24 September 2015, The Tablet

Pope speaks as immigrant in land of immigrants


In his address on the South Lawn of the White House on Wednesday, on the morning after his arrival in Washington from Cuba, Pope Francis chose to emphasise his own immigrant roots, and those of the nation he was visiting.

“I am deeply grateful for your welcome in the name of all Americans,” he told President Barack Obama at the welcoming ceremony. “As the son of an immigrant family, I am happy to be a guest in this country, which was largely built by such families.” At the same time, he reminded Mr Obama of the central importance to America of the family – the Eighth World Meeting of Families in Philadelphia that he was to join today was the primary reason for his US visit. That meeting would celebrate “the institutions of marriage and the family at this, a critical moment in the history of our civilisation”, he said. The Supreme Court’s recent legalisation of same-sex marriage – something celebrated by lighting up the White House in rainbow colours – has been seen by many in the Church as undermining those very institutions.

Francis told Mr Obama that American Catholics “are concerned that efforts to build a just and wisely ordered society respect their deepest concerns and their right to religious liberty” and Mr Obama said he respected that right. Both Francis and Mr Obama mentioned their shared concern for climate change, which Francis said is “a problem which can no longer be left to a future generation” and Mr Obama referred to as our “sacred obligation to protect our planet – God’s magnificent gift to us”.

Mr Obama said we must heed “Scripture’s call to lift up the poor and the marginalised, to stand up for justice and against inequality, and to ensure that every human being is able to live in dignity – because we are all made in the image of God”. Francis said we must recognise the “group of the excluded which cries out to Heaven, [a cry] which today powerfully strikes our homes, our cities and our societies”.

Speaking to the US bishops at the Cathedral of St Matthew the Apostle later on Wednesday, Francis returned to the theme of immigration. “Now you are facing this stream of Latin immigration which affects many of your dioceses. Not only as the Bishop of Rome, but also as a pastor from the South, I feel the need to thank and encourage you,” he said.

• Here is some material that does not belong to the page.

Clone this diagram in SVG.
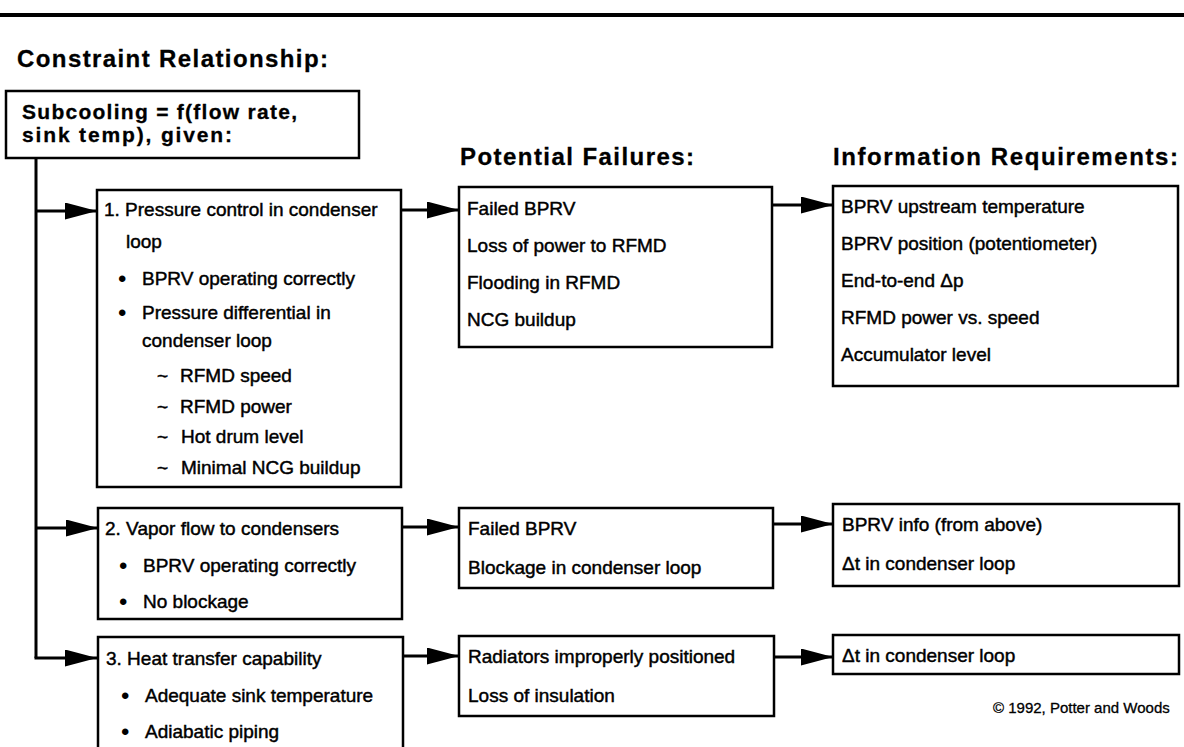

 “Dialogue is our method,” he insisted, “not as a shrewd strategy but out of fidelity to the One who never wearies of visiting the marketplace, even at the eleventh hour, to propose his offer of love  ... I speak to you as the Bishop of Rome, called by God in old age, and from a land which is also American.

“Wherever the name of Jesus is spoken, may the Pope’s voice also be heard to affirm that: ‘He is the Saviour!’ From your great coastal cities to the plains of the Midwest ... wherever your people gather in the Eucharistic assembly, may the Pope be ... a felt presence, sustaining the fervent plea of the Bride: ‘Come, Lord!’,” Francis proclaimed.

He was to address a joint session of Congress on Thursday and the General Assembly of the United  Nations in New York on Friday before flying to Philadelphia today.